CONGRESSIONAL RECORD — SENATE


July 21, 1978


Page 22187


THE TRIALS OF ANATOLY SCHARANSKY AND ALEXANDER GINZBURG


Mr. MUSKIE. Mr. President, the next few weeks will be an uncertain time for Soviet-American relations. There has been much discussion about the extent to which we should link our outrage over the trials of Soviet dissidents to other questions of United States-Soviet policy.


It is important for the world community to understand the extent of American concern for the dissidents Anatoly Scharansky and Alexander Ginzburg, and others who seek an end to repression in the Soviet Union.


Standing by themselves, unrelated to any other question but that of human rights, these trials by the Soviet Union are contrary to all the basic tenets to which the free world subscribes.

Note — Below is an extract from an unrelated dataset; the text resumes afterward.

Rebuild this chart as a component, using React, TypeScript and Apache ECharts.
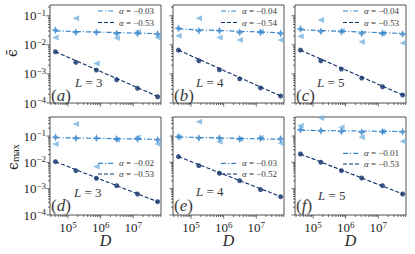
import React, { useEffect, useRef } from "react";
import * as echarts from "echarts";

// ---- data ----
const D = [4.1e4, 1.73e5, 7.4e5, 3.1e6, 1.35e7, 5.6e7];
const panelLetters = ["a", "b", "c", "d", "e", "f"];
const Lvalues = [3, 4, 5, 3, 4, 5];
const alphaMid = ["−0.03", "−0.04", "−0.04", "−0.02", "−0.03", "−0.01"];
const alphaDark = ["−0.53", "−0.54", "−0.53", "−0.53", "−0.52", "−0.53"];

const lightA = [0.018, 0.083, 0.0023, 0.0173, 0.0275, 0.018];
const midA = [0.032, 0.027, 0.027, 0.0248, 0.0248, 0.0234];
const darkA = [0.0058, 0.0025, 0.00136, 0.00063, 0.00032, 0.000164];
const fitMidA = [0.030, 0.0243];
const fitDarkA = [0.0058, 0.000168];

const lightB = [0.0206, 0.083, 0.018, 0.0146, 0.028, 0.0146];
const midB = [0.0369, 0.0306, 0.0306, 0.0269, 0.0269, 0.0248];
const darkB = [0.0066, 0.00284, 0.00139, 0.00068, 0.00033, 0.000174];
const fitMidB = [0.035, 0.0262];
const fitDarkB = [0.0066, 0.000174];

const lightC = [0.0196, 0.071, 0.0306, 0.0128, 0.025, 0.0115];
const midC = [0.0349, 0.0291, 0.0282, 0.0248, 0.0248, 0.0234];
const darkC = [0.0066, 0.00284, 0.00147, 0.00072, 0.000363, 0.000188];
const fitMidC = [0.033, 0.0247];
const fitDarkC = [0.0066, 0.000188];

const lightD = [0.05, 0.288, 0.0069, 0.072, 0.088, 0.05];
const midD = [0.09, 0.082, 0.082, 0.078, 0.078, 0.073];
const darkD = [0.0106, 0.00483, 0.00248, 0.0013, 0.000628, 0.00032];
const fitMidD = [0.087, 0.075];
const fitDarkD = [0.0106, 0.00032];

const lightE = [0.09, 0.35, 0.061, 0.075, 0.085, 0.053];
const midE = [0.095, 0.085, 0.085, 0.078, 0.082, 0.078];
const darkE = [0.0165, 0.0075, 0.00386, 0.00201, 0.00092, 0.000497];
const fitMidE = [0.092, 0.075];
const fitDarkE = [0.0165, 0.0005];

const lightF = [0.248, 0.49, 0.216, 0.09, 0.15, 0.063];
const midF = [0.175, 0.16, 0.151, 0.139, 0.147, 0.147];
const darkF = [0.0208, 0.0101, 0.00483, 0.00255, 0.0013, 0.000628];
const fitMidF = [0.165, 0.148];
const fitDarkF = [0.0208, 0.00063];

const xRange = [27900, 7.1e7];
const yRangeTop = [1e-4, 0.235];
const yRangeBottom = [1e-4, 0.53];

const lights = [lightA, lightB, lightC, lightD, lightE, lightF];
const mids = [midA, midB, midC, midD, midE, midF];
const darks = [darkA, darkB, darkC, darkD, darkE, darkF];
const fitMids = [fitMidA, fitMidB, fitMidC, fitMidD, fitMidE, fitMidF];
const fitDarks = [fitDarkA, fitDarkB, fitDarkC, fitDarkD, fitDarkE, fitDarkF];

// ---- style / layout ----
const LIGHT = "#74b3e1";
const MID = "#3886cb";
const DARK = "#0d2e69";
const AXIS = "#262626";
const LEG = "#3a3a3a";
const SERIF = "'Liberation Serif', 'DejaVu Serif', serif";
const GRID_LEFT = [50, 173, 295];
const GRID_TOP = [5, 117];
const GRID_W = 111;
const GRID_H = 98;
const PLUS = "path://M5,0L6.6,3.4L10,5L6.6,6.6L5,10L3.4,6.6L0,5L3.4,3.4Z";

const legendRows = [
  [6, 17.5], [6, 17.5], [6, 17.5], [46.3, 57], [46.3, 57], [36.3, 47],
];
const labelPos = [
  { lx: 25, ly: 77, py: 90 }, { lx: 23, ly: 77, py: 90 }, { lx: 22, ly: 77, py: 90 },
  { lx: 24, ly: 75, py: 88 }, { lx: 23, ly: 74, py: 88 }, { lx: 23, ly: 78, py: 88 },
];

function supLabel(v: number) {
  const e = Math.round(Math.log10(v));
  const s = e < 0 ? "−" + -e : String(e);
  return `{b|10}{s|${s}}`;
}

const labelRich = {
  b: { fontSize: 13, fontFamily: SERIF, color: AXIS, lineHeight: 15 },
  s: { fontSize: 9, fontFamily: SERIF, color: AXIS, verticalAlign: "top", lineHeight: 15 },
};

function tickData(xr: number[], yr: number[]) {
  const out: number[][] = [];
  for (let k = -6; k <= 9; k++) {
    for (let m = 1; m <= 9; m++) {
      const v = m * Math.pow(10, k);
      if (v >= xr[0] * 0.9999 && v <= xr[1] * 1.0001) out.push([v, yr[0], m === 1 ? 0 : 1]);
      if (v >= yr[0] * 0.9999 && v <= yr[1] * 1.0001) out.push([xr[0], v, m === 1 ? 2 : 3]);
    }
  }
  return out;
}

export default function App() {
  const ref = useRef<HTMLDivElement>(null);
  useEffect(() => {
    if (!ref.current) return;
    const chart = echarts.init(ref.current, null, { renderer: "svg" });
    const grids: any[] = [];
    const xAxes: any[] = [];
    const yAxes: any[] = [];
    const series: any[] = [];
    const graphic: any[] = [];

    for (let i = 0; i < 6; i++) {
      const col = i % 3;
      const row = Math.floor(i / 3);
      const left = GRID_LEFT[col];
      const top = GRID_TOP[row];
      const yr = row === 0 ? yRangeTop : yRangeBottom;
      grids.push({
        left, top, width: GRID_W, height: GRID_H,
        show: true, borderColor: AXIS, borderWidth: 0.8, backgroundColor: "transparent",
        containLabel: false,
      });
      xAxes.push({
        type: "log", gridIndex: i, logBase: 10, min: xRange[0], max: xRange[1],
        axisLine: { show: false }, axisTick: { show: false }, splitLine: { show: false },
        axisLabel: {
          show: row === 1, showMinLabel: false, showMaxLabel: false, margin: 5,
          formatter: supLabel, rich: labelRich,
        },
      });
      yAxes.push({
        type: "log", gridIndex: i, logBase: 10, min: yr[0], max: yr[1],
        axisLine: { show: false }, axisTick: { show: false }, splitLine: { show: false },
        axisLabel: {
          show: col === 0, showMinLabel: true, showMaxLabel: false, margin: 4,
          formatter: supLabel, rich: labelRich,
        },
      });

      series.push({
        type: "scatter", xAxisIndex: i, yAxisIndex: i, symbol: "triangle", symbolRotate: 90,
        symbolSize: [6, 6.5], itemStyle: { color: LIGHT }, data: D.map((d, j) => [d, lights[i][j]]), z: 2,
      });
      series.push({
        type: "scatter", xAxisIndex: i, yAxisIndex: i, symbol: PLUS,
        symbolSize: 8, itemStyle: { color: MID }, data: D.map((d, j) => [d, mids[i][j]]), z: 3,
      });
      series.push({
        type: "line", xAxisIndex: i, yAxisIndex: i, symbol: "none",
        lineStyle: { color: MID, width: 1.2, type: [5, 2, 1.2, 2] },
        data: [[D[0], fitMids[i][0]], [D[D.length - 1], fitMids[i][1]]], z: 4,
      });
      series.push({
        type: "scatter", xAxisIndex: i, yAxisIndex: i, symbol: "circle",
        symbolSize: 5, itemStyle: { color: DARK }, data: D.map((d, j) => [d, darks[i][j]]), z: 5,
      });
      series.push({
        type: "line", xAxisIndex: i, yAxisIndex: i, symbol: "none",
        lineStyle: { color: DARK, width: 1.1, type: [4, 2] },
        data: [[D[0], fitDarks[i][0]], [D[D.length - 1], fitDarks[i][1]]], z: 6,
      });
      series.push({
        type: "custom", xAxisIndex: i, yAxisIndex: i, clip: false, silent: true,
        dimensions: ["x", "y", "k"], encode: { x: 0, y: 1 },
        data: tickData(xRange, yr),
        renderItem: (params: any, api: any) => {
          const xv = api.value(0), yv = api.value(1), k = api.value(2);
          const p = api.coord([xv, yv]);
          const len = k === 0 || k === 2 ? 3.5 : 2;
          const shape = k < 2
            ? { x1: p[0], y1: p[1], x2: p[0], y2: p[1] + len }
            : { x1: p[0] - len, y1: p[1], x2: p[0], y2: p[1] };
          return { type: "line", shape, style: { stroke: AXIS, lineWidth: 0.7 } };
        },
        z: 1,
      });

      // legend
      const [r1, r2] = legendRows[i];
      const lx = left + 48;
      graphic.push({
        type: "line", shape: { x1: lx, y1: top + r1, x2: lx + 17, y2: top + r1 },
        style: { stroke: MID, lineWidth: 1.2, lineDash: [5, 2, 1.2, 2] },
      });
      graphic.push({
        type: "line", shape: { x1: lx, y1: top + r2, x2: lx + 17, y2: top + r2 },
        style: { stroke: DARK, lineWidth: 1.1, lineDash: [4, 2] },
      });
      const legTextStyle = (txt: string) => ({
        text: `{i|α} = ${txt}`, fontFamily: SERIF, fontSize: 9, fill: LEG,
        verticalAlign: "middle", align: "left",
        rich: { i: { fontStyle: "italic", fontFamily: SERIF, fontSize: 9, fill: LEG } },
      });
      graphic.push({ type: "text", x: lx + 21, y: top + r1, style: legTextStyle(alphaMid[i]) });
      graphic.push({ type: "text", x: lx + 21, y: top + r2, style: legTextStyle(alphaDark[i]) });

      // L label & panel label
      const lp = labelPos[i];
      graphic.push({
        type: "text", x: left + lp.lx, y: top + lp.ly,
        style: {
          text: `{i|L} = ${Lvalues[i]}`, fontFamily: SERIF, fontSize: 13, fill: LEG,
          verticalAlign: "middle", align: "left",
          rich: { i: { fontStyle: "italic", fontFamily: SERIF, fontSize: 13, fill: LEG } },
        },
      });
      graphic.push({
        type: "text", x: left + 1, y: top + lp.py,
        style: {
          text: `({i|${panelLetters[i]}})`, fontFamily: SERIF, fontSize: 17, fill: LEG,
          verticalAlign: "middle", align: "left",
          rich: { i: { fontStyle: "italic", fontFamily: SERIF, fontSize: 17, fill: LEG } },
        },
      });
      if (row === 1) {
        graphic.push({
          type: "text", x: left + GRID_W / 2, y: 240,
          style: {
            text: "D", fontFamily: SERIF, fontStyle: "italic", fontSize: 16, fill: AXIS,
            align: "center", verticalAlign: "middle",
          },
        });
      }
    }

    graphic.push({
      type: "text", x: 12, y: 53, rotation: Math.PI / 2,
      style: {
        text: "ϵ̄", fontFamily: "'DejaVu Serif', serif", fontSize: 14, fill: AXIS,
        align: "center", verticalAlign: "middle",
      },
    });
    graphic.push({
      type: "text", x: 13, y: 157, rotation: Math.PI / 2,
      style: {
        text: "{e|ϵ}{m|max}", fill: AXIS, align: "center", verticalAlign: "middle",
        rich: {
          e: { fontFamily: "'DejaVu Serif', serif", fontSize: 14, fill: AXIS, lineHeight: 16 },
          m: { fontFamily: SERIF, fontSize: 10.5, fill: AXIS, verticalAlign: "bottom", lineHeight: 16 },
        },
      },
    });

    chart.setOption({
      animation: false,
      backgroundColor: "#fff",
      grid: grids,
      xAxis: xAxes,
      yAxis: yAxes,
      series,
      graphic,
    });
    return () => chart.dispose();
  }, []);
  return (
    <div
      ref={ref}
      style={{ position: "fixed", left: 0, top: 0, width: 415, height: 254 }}
    />
  );
}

The Soviet Union and its leaders must know that the great majority of the American people do not relate these trials to the cosmic questions which confront our two societies. They simply view these trials as a signal that the Soviet Union is still a repressive country in which there are no rights — no political rights — no civil rights — no social rights — no economic rights — and no human rights.


The American people hold dear the right to move freely about the world and have protested openly and loudly when any attempt has been made to infringe on that right at home or abroad.


The American people hold dear the right to freely exchange views with any people, anywhere in the world, so much that we permit all voices, no matter how offensive, in any forum, in any place, at any time.


The American people know that the Soviet Union is not an open society. They know that the Soviet Union is not a democracy. They know that in the Soviet Union there is only one party and one ruling structure and one road to opportunity.


The American people know that in the Soviet Union people take risks when they dissent: exile, imprisonment, even death. It is thus bad enough that we know what goes on inside the Soviet Union. It is quite another thing for the Soviet Union, as an element of international policy, to respond to our President's call for human rights by generating this latest mockery of justice.


Mr. President, these are no ordinary trials. There can be no doubt that they were ordered for the purpose of making it abundantly clear to the President of the United States that his call for human rights would be met with an even more vigorous denial of human rights; that his campaign against oppression would be countered with greater oppression.


The real horror of the trials is that the Soviets did not accuse these men as individuals. With bloodless calculation they brought to trial not two men with the courage to speak out, but mere symbols.


The Soviets set out to put American beliefs and sensibilities on trial. And these men were convicted, to convict us; to convict our ideals, hopes and understandings of the basic decency of the individual.


Let the Soviets understand this: We resist their charges. We reject their verdict.


And let the Soviets understand that we seek no special leverage in unrelated areas. In the basic sense, this is not a SALT issue; this is not a trade issue; it is a fundamental moral question. It divides the United States and the Soviet Union more deeply than our economic differences or our political differences.


The Soviet Union has not only elected to reject the international movement to demand protection of human rights. They have chosen to further restrict the rights of people.

 

I find this offensive and appalling to a degree which I cannot properly express. I would hope that soon the Soviet Union will reexamine its rejection of President Carter's human rights initiative and rejoin the family of nations and the family of man.